§ **WHAT YOU NEED TO DO**:
The lines from the top of the material below through the line containing "1.56, 2.20, 5.78];" are to be printed exactly, with pictures omitted.

— BEGIN DATASET EXCERPT —

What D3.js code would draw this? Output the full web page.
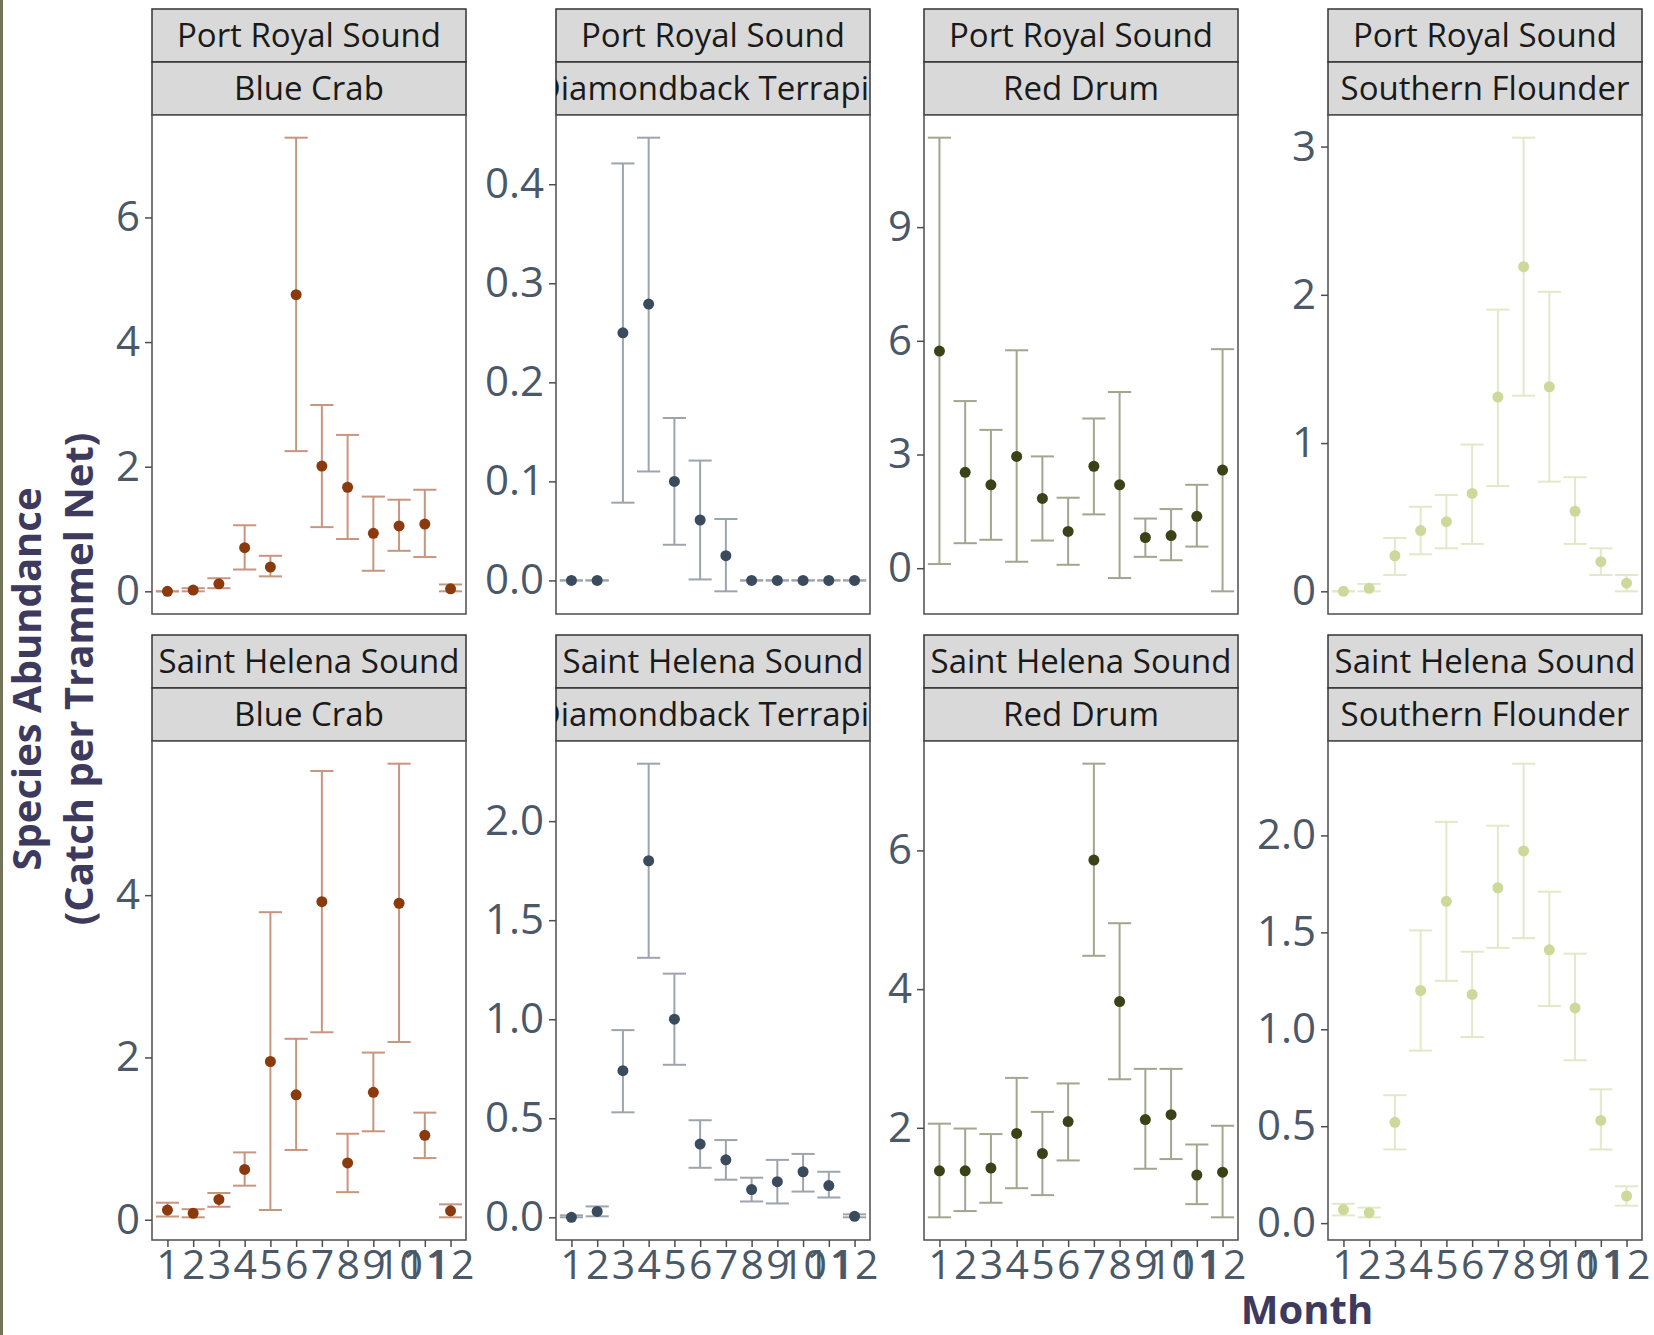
<!DOCTYPE html>
<html>
<head>
<meta charset="utf-8">
<script src="https://cdn.jsdelivr.net/npm/d3@7"></script>
<style>
  body { margin: 0; background: #ffffff; }
  svg text { font-family: "Open Sans", "Noto Sans", sans-serif; }
</style>
</head>
<body>
<div id="chart"></div>
<script>
// months on the x axis
var months = [1, 2, 3, 4, 5, 6, 7, 8, 9, 10, 11, 12];

var sites = ["Port Royal Sound", "Saint Helena Sound"];
var species = ["Blue Crab", "Diamondback Terrapin", "Red Drum", "Southern Flounder"];

// Port Royal Sound - mean, lower, upper
var prBlueCrabMean = [0, 0.02, 0.12, 0.70, 0.39, 4.76, 2.01, 1.67, 0.93, 1.05, 1.08, 0.04];
var prBlueCrabLo   = [0, 0, 0.05, 0.35, 0.24, 2.25, 1.03, 0.84, 0.33, 0.65, 0.55, 0];
var prBlueCrabHi   = [0, 0.05, 0.21, 1.06, 0.57, 7.28, 2.99, 2.51, 1.52, 1.47, 1.63, 0.11];

var prTerrapinMean = [0, 0, 0.25, 0.279, 0.100, 0.061, 0.025, 0, 0, 0, 0, 0];
var prTerrapinLo   = [0, 0, 0.0785, 0.110, 0.036, 0.001, -0.011, 0, 0, 0, 0, 0];
var prTerrapinHi   = [0, 0, 0.421, 0.447, 0.164, 0.121, 0.062, 0, 0, 0, 0, 0];

var prRedDrumMean = [5.73, 2.53, 2.20, 2.95, 1.84, 0.97, 2.69, 2.20, 0.81, 0.86, 1.37, 2.59];
var prRedDrumLo   = [0.11, 0.66, 0.75, 0.17, 0.73, 0.09, 1.42, -0.26, 0.30, 0.21, 0.57, -0.61];
var prRedDrumHi   = [11.36, 4.41, 3.65, 5.75, 2.95, 1.86, 3.95, 4.65, 1.31, 1.56, 2.20, 5.78];

var prFlounderMean = [0, 0.02, 0.24, 0.41, 0.47, 0.66, 1.31, 2.19, 1.38, 0.54, 0.20, 0.055];
var prFlounderLo   = [0, 0, 0.11, 0.25, 0.29, 0.32, 0.71, 1.32, 0.74, 0.32, 0.11, 0];
var prFlounderHi   = [0, 0.05, 0.36, 0.57, 0.65, 0.99, 1.90, 3.06, 2.02, 0.77, 0.29, 0.11];

// Saint Helena Sound - mean, lower, upper
var shBlueCrabMean = [0.12, 0.08, 0.25, 0.62, 1.95, 1.54, 3.92, 0.70, 1.57, 3.90, 1.04, 0.11];
var shBlueCrabLo   = [0.04, 0.03, 0.16, 0.42, 0.12, 0.86, 2.31, 0.34, 1.09, 2.19, 0.76, 0.03];
var shBlueCrabHi   = [0.21, 0.13, 0.33, 0.83, 3.79, 2.23, 5.53, 1.06, 2.06, 5.62, 1.32, 0.19];

var shTerrapinMean = [0, 0.03, 0.74, 1.80, 1.00, 0.37, 0.29, 0.14, 0.18, 0.23, 0.16, 0.005];
var shTerrapinLo   = [0, 0.005, 0.53, 1.31, 0.77, 0.25, 0.19, 0.08, 0.07, 0.13, 0.10, 0];
var shTerrapinHi   = [0.01, 0.055, 0.945, 2.29, 1.23, 0.49, 0.39, 0.20, 0.29, 0.32, 0.23, 0.015];

var shRedDrumMean = [1.38, 1.38, 1.42, 1.92, 1.63, 2.09, 5.86, 3.82, 2.12, 2.19, 1.32, 1.36];
var shRedDrumLo   = [0.71, 0.80, 0.92, 1.13, 1.03, 1.53, 4.48, 2.70, 1.41, 1.55, 0.90, 0.71];
var shRedDrumHi   = [2.06, 1.99, 1.91, 2.72, 2.23, 2.64, 7.25, 4.95, 2.85, 2.85, 1.76, 2.03];

var shFlounderMean = [0.07, 0.054, 0.52, 1.20, 1.66, 1.18, 1.73, 1.92, 1.41, 1.11, 0.53, 0.14];
var shFlounderLo   = [0.04, 0.03, 0.38, 0.89, 1.25, 0.96, 1.42, 1.47, 1.12, 0.84, 0.38, 0.09];
var shFlounderHi   = [0.10, 0.08, 0.66, 1.51, 2.07, 1.40, 2.05, 2.37, 1.71, 1.39, 0.69, 0.19];

// y tick values per species for each site
var prTicks = [[0, 2, 4, 6], [0, 0.1, 0.2, 0.3, 0.4], [0, 3, 6, 9], [0, 1, 2, 3]];
var shTicks = [[0, 2, 4], [0, 0.5, 1, 1.5, 2], [2, 4, 6], [0, 0.5, 1, 1.5, 2]];
// decimals shown in tick labels
var prDecimals = [0, 1, 0, 0];
var shDecimals = [0, 1, 0, 1];

// colours per species
var pointColors = ["#8b3a0e", "#3b4b5e", "#3a4318", "#cdd99a"];
var barColors = ["#c8957e", "#9ea4ac", "#a3a58f", "#e3e8c9"];

// build panel list
var panels = [
  {site: 0, sp: 0, mean: prBlueCrabMean, lo: prBlueCrabLo, hi: prBlueCrabHi, ticks: prTicks[0], dec: prDecimals[0]},
  {site: 0, sp: 1, mean: prTerrapinMean, lo: prTerrapinLo, hi: prTerrapinHi, ticks: prTicks[1], dec: prDecimals[1]},
  {site: 0, sp: 2, mean: prRedDrumMean, lo: prRedDrumLo, hi: prRedDrumHi, ticks: prTicks[2], dec: prDecimals[2]},
  {site: 0, sp: 3, mean: prFlounderMean, lo: prFlounderLo, hi: prFlounderHi, ticks: prTicks[3], dec: prDecimals[3]},
  {site: 1, sp: 0, mean: shBlueCrabMean, lo: shBlueCrabLo, hi: shBlueCrabHi, ticks: shTicks[0], dec: shDecimals[0]},
  {site: 1, sp: 1, mean: shTerrapinMean, lo: shTerrapinLo, hi: shTerrapinHi, ticks: shTicks[1], dec: shDecimals[1]},
  {site: 1, sp: 2, mean: shRedDrumMean, lo: shRedDrumLo, hi: shRedDrumHi, ticks: shTicks[2], dec: shDecimals[2]},
  {site: 1, sp: 3, mean: shFlounderMean, lo: shFlounderLo, hi: shFlounderHi, ticks: shTicks[3], dec: shDecimals[3]}
];

// svg area
var svgWidth = 1654;
var svgHeight = 1335;

var colLeft = [152, 556, 924, 1328];
var rowTop = [9, 635];
var panelWidth = 314;
var stripHeight = 53;
var plotHeight = 499;

var svg = d3.select("#chart")
  .append("svg")
  .attr("width", svgWidth)
  .attr("height", svgHeight);

svg.append("rect")
  .attr("width", svgWidth)
  .attr("height", svgHeight)
  .attr("fill", "#ffffff");

// olive frame edge on the left
svg.append("rect")
  .attr("x", 0)
  .attr("y", 0)
  .attr("width", 3)
  .attr("height", svgHeight)
  .attr("fill", "#74745a");

var xScale = d3.scalePoint()
  .domain(months)
  .range([0, panelWidth])
  .padding(0.6);

var capHalf = xScale.step() * 0.45;

panels.forEach(function(p, i) {
  var left = colLeft[p.sp];
  var top = rowTop[p.site];

  var g = svg.append("g")
    .attr("transform", `translate(${left}, ${top})`);

  // strips
  var strips = [sites[p.site], species[p.sp]];
  strips.forEach(function(label, k) {
    var clipId = "clip-" + i + "-" + k;
    g.append("clipPath")
      .attr("id", clipId)
      .append("rect")
      .attr("x", 0)
      .attr("y", k * stripHeight)
      .attr("width", panelWidth)
      .attr("height", stripHeight);

    g.append("rect")
      .attr("x", 0)
      .attr("y", k * stripHeight)
      .attr("width", panelWidth)
      .attr("height", stripHeight)
      .attr("fill", "#d9d9d9")
      .attr("stroke", "#333333")
      .attr("stroke-width", 1.5);

    g.append("text")
      .attr("clip-path", `url(#${clipId})`)
      .attr("x", panelWidth / 2)
      .attr("y", k * stripHeight + stripHeight / 2)
      .attr("dy", "0.36em")
      .attr("text-anchor", "middle")
      .attr("font-size", 33)
      .attr("fill", "#1a1a1a")
      .text(label);
  });

  var pg = g.append("g")
    .attr("transform", `translate(0, ${2 * stripHeight})`);

  // y scale with 5% expansion like ggplot
  var yMin = d3.min(p.lo);
  var yMax = d3.max(p.hi);
  var pad = (yMax - yMin) * 0.05;
  var yScale = d3.scaleLinear()
    .domain([yMin - pad, yMax + pad])
    .range([plotHeight, 0]);

  pg.append("rect")
    .attr("width", panelWidth)
    .attr("height", plotHeight)
    .attr("fill", "#ffffff")
    .attr("stroke", "#4d4d4d")
    .attr("stroke-width", 1.5);

  // y axis
  var leftAxis = d3.axisLeft(yScale)
    .tickValues(p.ticks)
    .tickSize(7)
    .tickPadding(5)
    .tickFormat(d3.format("." + p.dec + "f"));

  var yAxis = pg.append("g").call(leftAxis);
  yAxis.select(".domain").remove();
  yAxis.selectAll("line").attr("stroke", "#4d4d4d").attr("stroke-width", 1.5);
  yAxis.selectAll("text")
    .attr("font-size", 42)
    .attr("fill", "#4a5868")
    .style("font-family", "'Open Sans', sans-serif");

  // x axis on bottom row only
  if (p.site === 1) {
    var bottomAxis = d3.axisBottom(xScale)
      .tickSize(7)
      .tickPadding(3);
    var xAxis = pg.append("g")
      .attr("transform", `translate(0, ${plotHeight})`)
      .call(bottomAxis);
    xAxis.select(".domain").remove();
    xAxis.selectAll("line").attr("stroke", "#4d4d4d").attr("stroke-width", 1.5);
    xAxis.selectAll("text")
      .attr("font-size", 41)
      .attr("fill", "#4a5868")
      .style("font-family", "'Open Sans', sans-serif");
  }

  var rows = months.map(function(m, j) {
    return {month: m, mean: p.mean[j], lo: p.lo[j], hi: p.hi[j]};
  });

  // error bars
  var bars = pg.append("g")
    .attr("stroke", barColors[p.sp])
    .attr("stroke-width", 2)
    .attr("fill", "none");

  bars.selectAll(".vert")
    .data(rows)
    .enter()
    .append("line")
    .attr("x1", d => xScale(d.month))
    .attr("x2", d => xScale(d.month))
    .attr("y1", d => yScale(d.lo))
    .attr("y2", d => yScale(d.hi));

  bars.selectAll(".capHi")
    .data(rows)
    .enter()
    .append("line")
    .attr("x1", d => xScale(d.month) - capHalf)
    .attr("x2", d => xScale(d.month) + capHalf)
    .attr("y1", d => yScale(d.hi))
    .attr("y2", d => yScale(d.hi));

  bars.selectAll(".capLo")
    .data(rows)
    .enter()
    .append("line")
    .attr("x1", d => xScale(d.month) - capHalf)
    .attr("x2", d => xScale(d.month) + capHalf)
    .attr("y1", d => yScale(d.lo))
    .attr("y2", d => yScale(d.lo));

  // points
  pg.append("g")
    .selectAll("circle")
    .data(rows)
    .enter()
    .append("circle")
    .attr("cx", d => xScale(d.month))
    .attr("cy", d => yScale(d.mean))
    .attr("r", 5.5)
    .attr("fill", pointColors[p.sp]);
});

// axis titles
var yTitle = svg.append("g")
  .attr("transform", "translate(41, 679) rotate(-90)");

yTitle.append("text")
  .attr("x", 0)
  .attr("y", 0)
  .attr("text-anchor", "middle")
  .attr("font-size", 40)
  .attr("font-weight", "bold")
  .attr("fill", "#3d3a5e")
  .text("Species Abundance");

yTitle.append("text")
  .attr("x", 0)
  .attr("y", 52)
  .attr("text-anchor", "middle")
  .attr("font-size", 40)
  .attr("font-weight", "bold")
  .attr("fill", "#3d3a5e")
  .text("(Catch per Trammel Net)");

svg.append("text")
  .attr("x", 1307)
  .attr("y", 1324)
  .attr("text-anchor", "middle")
  .attr("font-size", 40)
  .attr("font-weight", "bold")
  .attr("fill", "#3d3a5e")
  .text("Month");
</script>
</body>
</html>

— END DATASET EXCERPT —

§ **RESPONSE TO THIS EXERCISE**:
What D3.js code would draw this? Output the full web page.
<!DOCTYPE html>
<html>
<head>
<meta charset="utf-8">
<script src="https://cdn.jsdelivr.net/npm/d3@7"></script>
<style>
  body { margin: 0; background: #ffffff; }
  svg text { font-family: "Open Sans", "Noto Sans", sans-serif; }
</style>
</head>
<body>
<div id="chart"></div>
<script>
// months on the x axis
var months = [1, 2, 3, 4, 5, 6, 7, 8, 9, 10, 11, 12];

var sites = ["Port Royal Sound", "Saint Helena Sound"];
var species = ["Blue Crab", "Diamondback Terrapin", "Red Drum", "Southern Flounder"];

// Port Royal Sound - mean, lower, upper
var prBlueCrabMean = [0, 0.02, 0.12, 0.70, 0.39, 4.76, 2.01, 1.67, 0.93, 1.05, 1.08, 0.04];
var prBlueCrabLo   = [0, 0, 0.05, 0.35, 0.24, 2.25, 1.03, 0.84, 0.33, 0.65, 0.55, 0];
var prBlueCrabHi   = [0, 0.05, 0.21, 1.06, 0.57, 7.28, 2.99, 2.51, 1.52, 1.47, 1.63, 0.11];

var prTerrapinMean = [0, 0, 0.25, 0.279, 0.100, 0.061, 0.025, 0, 0, 0, 0, 0];
var prTerrapinLo   = [0, 0, 0.0785, 0.110, 0.036, 0.001, -0.011, 0, 0, 0, 0, 0];
var prTerrapinHi   = [0, 0, 0.421, 0.447, 0.164, 0.121, 0.062, 0, 0, 0, 0, 0];

var prRedDrumMean = [5.73, 2.53, 2.20, 2.95, 1.84, 0.97, 2.69, 2.20, 0.81, 0.86, 1.37, 2.59];
var prRedDrumLo   = [0.11, 0.66, 0.75, 0.17, 0.73, 0.09, 1.42, -0.26, 0.30, 0.21, 0.57, -0.61];
var prRedDrumHi   = [11.36, 4.41, 3.65, 5.75, 2.95, 1.86, 3.95, 4.65, 1.31, 1.56, 2.20, 5.78];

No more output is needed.